* **Stated problem**
Return only the number of lines in the entries below that hold the word "this".

══════════════════════════════

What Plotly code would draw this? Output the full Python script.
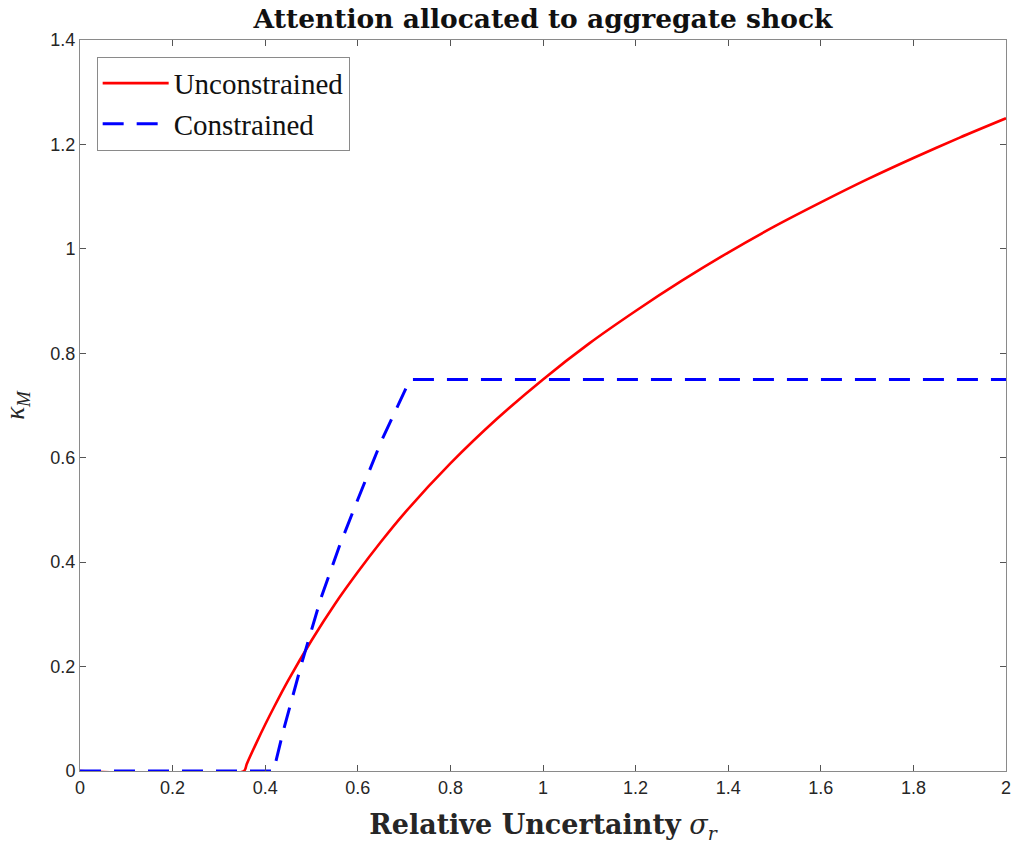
import plotly.graph_objects as go

# Unconstrained (red solid)
sigma_u = [0.0, 0.354, 0.36, 0.38, 0.40, 0.42, 0.45, 0.5, 0.55, 0.6, 0.65, 0.7, 0.8, 0.9, 1.0,
           1.1, 1.2, 1.3, 1.4, 1.5, 1.6, 1.7, 1.8, 1.9, 2.0]
kappa_u = [0.0, 0.0, 0.013, 0.052, 0.089, 0.124, 0.174, 0.25, 0.319, 0.381, 0.439, 0.493,
           0.589, 0.674, 0.750, 0.819, 0.881, 0.939, 0.993, 1.043, 1.089, 1.133, 1.174,
           1.213, 1.250]

# Constrained (blue dashed)
sigma_c = [0.0, 0.418, 0.44, 0.48, 0.52, 0.56, 0.6, 0.65, 0.713, 2.0]
kappa_c = [0.0, 0.0, 0.08, 0.21, 0.33, 0.43, 0.52, 0.63, 0.75, 0.75]

x_ticks = [0, 0.2, 0.4, 0.6, 0.8, 1, 1.2, 1.4, 1.6, 1.8, 2]
x_tick_labels = ["0", "0.2", "0.4", "0.6", "0.8", "1", "1.2", "1.4", "1.6", "1.8", "2"]
y_ticks = [0, 0.2, 0.4, 0.6, 0.8, 1, 1.2, 1.4]
y_tick_labels = ["0", "0.2", "0.4", "0.6", "0.8", "1", "1.2", "1.4"]

fig = go.Figure()
fig.add_trace(go.Scatter(x=sigma_u, y=kappa_u, mode="lines", name="Unconstrained",
                         line=dict(color="#ff0000", width=2.6, shape="spline", smoothing=0.8)))
fig.add_trace(go.Scatter(x=sigma_c, y=kappa_c, mode="lines", name="Constrained",
                         line=dict(color="#0000ff", width=3, dash="21px,13px")))

axis_common = dict(showgrid=False, zeroline=False, showline=True, linecolor="#8a8a8a",
                   linewidth=1, mirror="ticks", ticks="inside", ticklen=6,
                   tickcolor="#555555", tickwidth=1, automargin=False,
                   ticklabeloverflow="allow",
                   tickfont=dict(family="Liberation Sans, Arial", size=18, color="#262626"))

fig.update_layout(
    width=1015, height=846,
    margin=dict(l=80, r=9, t=40, b=75),
    paper_bgcolor="white", plot_bgcolor="white",
    title=dict(text="<b>Attention allocated to aggregate shock</b>",
               font=dict(family="DejaVu Serif, Liberation Serif, serif", size=26.5, color="#111111"),
               x=0.535, xanchor="center", y=0.978, yanchor="middle"),
    xaxis=dict(range=[0, 2], tickvals=x_ticks, ticktext=x_tick_labels,
               title=dict(text="<b>Relative Uncertainty</b> <i>σ<sub>r</sub></i>",
                          font=dict(family="DejaVu Serif, Liberation Serif, serif", size=27, color="#262626"),
                          standoff=18),
               **axis_common),
    yaxis=dict(range=[0, 1.4], tickvals=y_ticks, ticktext=y_tick_labels,
               title=dict(text="<i>κ<sub>M</sub></i>",
                          font=dict(family="Liberation Serif, serif", size=27, color="#262626"),
                          standoff=20),
               **axis_common),
    legend=dict(x=0.018, y=0.977, xanchor="left", yanchor="top",
                bgcolor="white", bordercolor="#8a8a8a", borderwidth=1,
                font=dict(family="Liberation Serif, Times New Roman, serif", size=29, color="#111111"),
                itemwidth=66, tracegroupgap=0),
    showlegend=True,
)

fig.write_html("out.html", config={"displayModeBar": False},
               post_script="document.body.style.margin='0px';")
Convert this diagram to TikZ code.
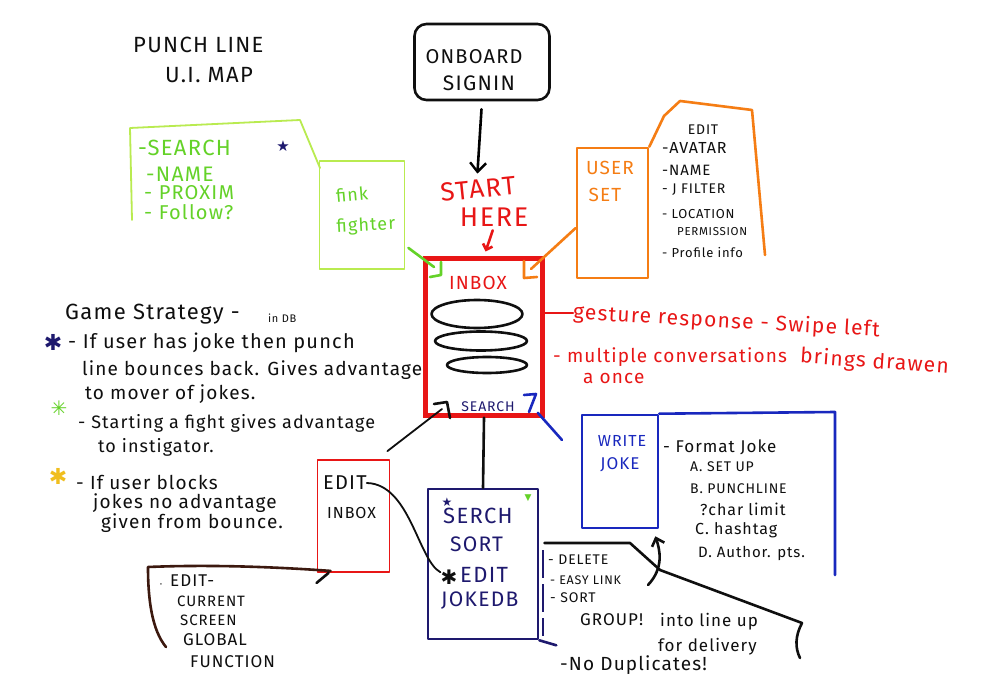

══════════════════════════════

* **Exercise answer**
2